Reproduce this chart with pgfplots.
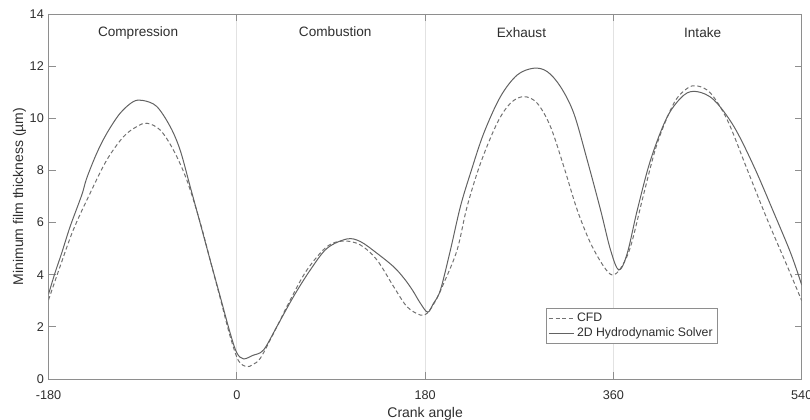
\documentclass[border=0pt]{standalone}
\usepackage{fontspec}
\setmainfont{Liberation Sans}
\usepackage{pgfplots}
\pgfplotsset{compat=1.18}
\definecolor{axgray}{HTML}{8E8E8E}
\definecolor{txtgray}{HTML}{2E2E2E}
\definecolor{gridgray}{HTML}{E2E2E2}
\definecolor{solidc}{HTML}{626262}
\definecolor{dashc}{HTML}{727272}
\begin{document}
\begin{tikzpicture}
\begin{axis}[
  scale only axis, width=565pt, height=273.75pt,
  xmin=-180, xmax=540, ymin=0, ymax=14,
  xtick={-180,0,180,360,540}, xticklabels={-180,0,180,360,540},
  ytick={0,2,4,6,8,10,12,14},
  tick align=inside, major tick length=5.25pt,
  axis line style={axgray, line width=0.6pt}, tick style={axgray, line width=0.6pt},
  xmajorgrids=true, major grid style={gridgray, line width=0.6pt},
  ticklabel style={font=\fontsize{9.5}{11}\selectfont, text=txtgray},
  xticklabel style={anchor=base, yshift=-15.2pt},
  /pgf/number format/assume math mode=true,
  xlabel={Crank angle}, ylabel={Minimum film thickness (µm)},
  label style={font=\fontsize{10.5}{12}\selectfont, text=txtgray},
  xlabel style={at={(axis description cs:0.5,0)}, anchor=base, yshift=-29.25pt},
  ylabel style={at={(axis description cs:-0.0338,0.5)}, anchor=base},
  legend style={at={(0.889,0.195)}, anchor=north east, draw=axgray, line width=0.6pt,
    font=\fontsize{9.2}{10}\selectfont, text=txtgray, inner sep=1.8pt, row sep=-1pt},
  legend cell align=left,
  legend image code/.code={\draw[#1] (0cm,0cm) -- (0.66cm,0cm);},
]
\addplot[dashc, line width=0.75pt, dash pattern=on 3pt off 2pt, smooth, tension=0.55] coordinates {
(-180,3.03) (-169,4.31) (-156.3,5.72) (-140.3,7.12) (-124.3,8.40) (-108.4,9.29)
(-95.6,9.68) (-86.0,9.81) (-73.3,9.55) (-60.6,8.78) (-47.8,7.63) (-35.0,6.0)
(-25.5,4.56) (-15.9,3.1) (-6.3,1.62) (1.6,0.7) (9.6,0.47) (15,0.55) (22.4,0.79)
(35.1,1.75) (51.1,3.03) (67.0,4.18) (86.2,5.08) (102.1,5.29) (118.1,5.14)
(134.0,4.56) (149.9,3.54) (162.7,2.77) (175.5,2.45) (181.9,2.52) (190,3.0)
(197.8,3.67) (210.6,4.95) (220.1,6.61) (232.9,8.27) (248.8,9.81) (261.6,10.58)
(274.3,10.83) (287.1,10.58) (299.8,9.68) (312.6,8.14) (325.4,6.48) (338.1,5.21)
(350.8,4.31) (358.9,3.99) (366.8,4.24) (376.4,5.08) (389.1,7.12) (401.9,9.04)
(417.8,10.58) (430.6,11.15) (440.2,11.24) (452.9,10.96) (468.9,9.93) (488.0,8.02)
(507.2,6.10) (526.3,4.31) (540,3.0)
};
\addlegendentry{CFD}
\addplot[solidc, line width=0.75pt, smooth, tension=0.55] coordinates {
(-180,3.25) (-173.8,4.07) (-167.4,4.83) (-159.4,5.84) (-148.2,7.06) (-143.5,7.70)
(-133.9,8.66) (-124.3,9.42) (-111.6,10.19) (-98.9,10.64) (-89.3,10.68) (-76.5,10.45)
(-63.7,9.68) (-54.2,8.78) (-44.6,7.38) (-35.0,5.97) (-25.5,4.56) (-15.9,3.16)
(-6.3,1.75) (0,1.0) (6.4,0.77) (15,0.9) (25.5,1.11) (38.3,2.01) (54.2,3.16)
(70.2,4.18) (86.2,5.01) (105.3,5.37) (118.1,5.27) (134.0,4.82) (150,4.3) (160,3.85)
(168,3.4) (175.5,2.90) (182.5,2.56) (188,2.9) (194.6,3.41) (204.2,4.95)
(213.7,6.61) (223.3,7.89) (236.0,9.42) (252.0,10.83) (268.0,11.66) (283.9,11.92)
(296.7,11.79) (309.4,11.21) (322.1,10.19) (334.9,8.40) (347.7,6.48) (357.2,4.95)
(365.2,4.18) (373.2,4.82) (382.8,6.48) (395.5,8.40) (411.5,10.06) (427.4,10.89)
(440.2,11.02) (456.1,10.70) (475.2,9.68) (494.4,8.14) (513.5,6.36) (529.5,4.82)
(540,3.6)
};
\addlegendentry{2D Hydrodynamic Solver}
\node[font=\fontsize{10.2}{12}\selectfont, text=txtgray] at (axis cs:-94.4,13.27) {Compression};
\node[font=\fontsize{10.2}{12}\selectfont, text=txtgray] at (axis cs:94.1,13.31) {Combustion};
\node[font=\fontsize{10.2}{12}\selectfont, text=txtgray] at (axis cs:272.1,13.27) {Exhaust};
\node[font=\fontsize{10.2}{12}\selectfont, text=txtgray] at (axis cs:445.3,13.27) {Intake};
\end{axis}
\pgfresetboundingbox
\path[use as bounding box] ([xshift=-36.4pt,yshift=-30.75pt]current axis.south west) rectangle ([xshift=6.2pt,yshift=10.5pt]current axis.north east);
\end{tikzpicture}
\end{document}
◇ ◇ ◇ ◇
Without the pictures, transcribe the listing above exactly.

▶ _SOLUTION FOR THIS PROBLEM_:
Reproduce this chart with pgfplots.
\documentclass[border=0pt]{standalone}
\usepackage{fontspec}
\setmainfont{Liberation Sans}
\usepackage{pgfplots}
\pgfplotsset{compat=1.18}
\definecolor{axgray}{HTML}{8E8E8E}
\definecolor{txtgray}{HTML}{2E2E2E}
\definecolor{gridgray}{HTML}{E2E2E2}
\definecolor{solidc}{HTML}{626262}
\definecolor{dashc}{HTML}{727272}
\begin{document}
\begin{tikzpicture}
\begin{axis}[
  scale only axis, width=565pt, height=273.75pt,
  xmin=-180, xmax=540, ymin=0, ymax=14,
  xtick={-180,0,180,360,540}, xticklabels={-180,0,180,360,540},
  ytick={0,2,4,6,8,10,12,14},
  tick align=inside, major tick length=5.25pt,
  axis line style={axgray, line width=0.6pt}, tick style={axgray, line width=0.6pt},
  xmajorgrids=true, major grid style={gridgray, line width=0.6pt},
  ticklabel style={font=\fontsize{9.5}{11}\selectfont, text=txtgray},
  xticklabel style={anchor=base, yshift=-15.2pt},
  /pgf/number format/assume math mode=true,
  xlabel={Crank angle}, ylabel={Minimum film thickness (µm)},
  label style={font=\fontsize{10.5}{12}\selectfont, text=txtgray},
  xlabel style={at={(axis description cs:0.5,0)}, anchor=base, yshift=-29.25pt},
  ylabel style={at={(axis description cs:-0.0338,0.5)}, anchor=base},
  legend style={at={(0.889,0.195)}, anchor=north east, draw=axgray, line width=0.6pt,
    font=\fontsize{9.2}{10}\selectfont, text=txtgray, inner sep=1.8pt, row sep=-1pt},
  legend cell align=left,
  legend image code/.code={\draw[#1] (0cm,0cm) -- (0.66cm,0cm);},
]
\addplot[dashc, line width=0.75pt, dash pattern=on 3pt off 2pt, smooth, tension=0.55] coordinates {
(-180,3.03) (-169,4.31) (-156.3,5.72) (-140.3,7.12) (-124.3,8.40) (-108.4,9.29)
(-95.6,9.68) (-86.0,9.81) (-73.3,9.55) (-60.6,8.78) (-47.8,7.63) (-35.0,6.0)
(-25.5,4.56) (-15.9,3.1) (-6.3,1.62) (1.6,0.7) (9.6,0.47) (15,0.55) (22.4,0.79)
(35.1,1.75) (51.1,3.03) (67.0,4.18) (86.2,5.08) (102.1,5.29) (118.1,5.14)
(134.0,4.56) (149.9,3.54) (162.7,2.77) (175.5,2.45) (181.9,2.52) (190,3.0)
(197.8,3.67) (210.6,4.95) (220.1,6.61) (232.9,8.27) (248.8,9.81) (261.6,10.58)
(274.3,10.83) (287.1,10.58) (299.8,9.68) (312.6,8.14) (325.4,6.48) (338.1,5.21)
(350.8,4.31) (358.9,3.99) (366.8,4.24) (376.4,5.08) (389.1,7.12) (401.9,9.04)
(417.8,10.58) (430.6,11.15) (440.2,11.24) (452.9,10.96) (468.9,9.93) (488.0,8.02)
(507.2,6.10) (526.3,4.31) (540,3.0)
};
\addlegendentry{CFD}
\addplot[solidc, line width=0.75pt, smooth, tension=0.55] coordinates {
(-180,3.25) (-173.8,4.07) (-167.4,4.83) (-159.4,5.84) (-148.2,7.06) (-143.5,7.70)
(-133.9,8.66) (-124.3,9.42) (-111.6,10.19) (-98.9,10.64) (-89.3,10.68) (-76.5,10.45)
(-63.7,9.68) (-54.2,8.78) (-44.6,7.38) (-35.0,5.97) (-25.5,4.56) (-15.9,3.16)
(-6.3,1.75) (0,1.0) (6.4,0.77) (15,0.9) (25.5,1.11) (38.3,2.01) (54.2,3.16)
(70.2,4.18) (86.2,5.01) (105.3,5.37) (118.1,5.27) (134.0,4.82) (150,4.3) (160,3.85)
(168,3.4) (175.5,2.90) (182.5,2.56) (188,2.9) (194.6,3.41) (204.2,4.95)
(213.7,6.61) (223.3,7.89) (236.0,9.42) (252.0,10.83) (268.0,11.66) (283.9,11.92)
(296.7,11.79) (309.4,11.21) (322.1,10.19) (334.9,8.40) (347.7,6.48) (357.2,4.95)
(365.2,4.18) (373.2,4.82) (382.8,6.48) (395.5,8.40) (411.5,10.06) (427.4,10.89)
(440.2,11.02) (456.1,10.70) (475.2,9.68) (494.4,8.14) (513.5,6.36) (529.5,4.82)
(540,3.6)
};
\addlegendentry{2D Hydrodynamic Solver}
\node[font=\fontsize{10.2}{12}\selectfont, text=txtgray] at (axis cs:-94.4,13.27) {Compression};
\node[font=\fontsize{10.2}{12}\selectfont, text=txtgray] at (axis cs:94.1,13.31) {Combustion};
\node[font=\fontsize{10.2}{12}\selectfont, text=txtgray] at (axis cs:272.1,13.27) {Exhaust};
\node[font=\fontsize{10.2}{12}\selectfont, text=txtgray] at (axis cs:445.3,13.27) {Intake};
\end{axis}
\pgfresetboundingbox
\path[use as bounding box] ([xshift=-36.4pt,yshift=-30.75pt]current axis.south west) rectangle ([xshift=6.2pt,yshift=10.5pt]current axis.north east);
\end{tikzpicture}
\end{document}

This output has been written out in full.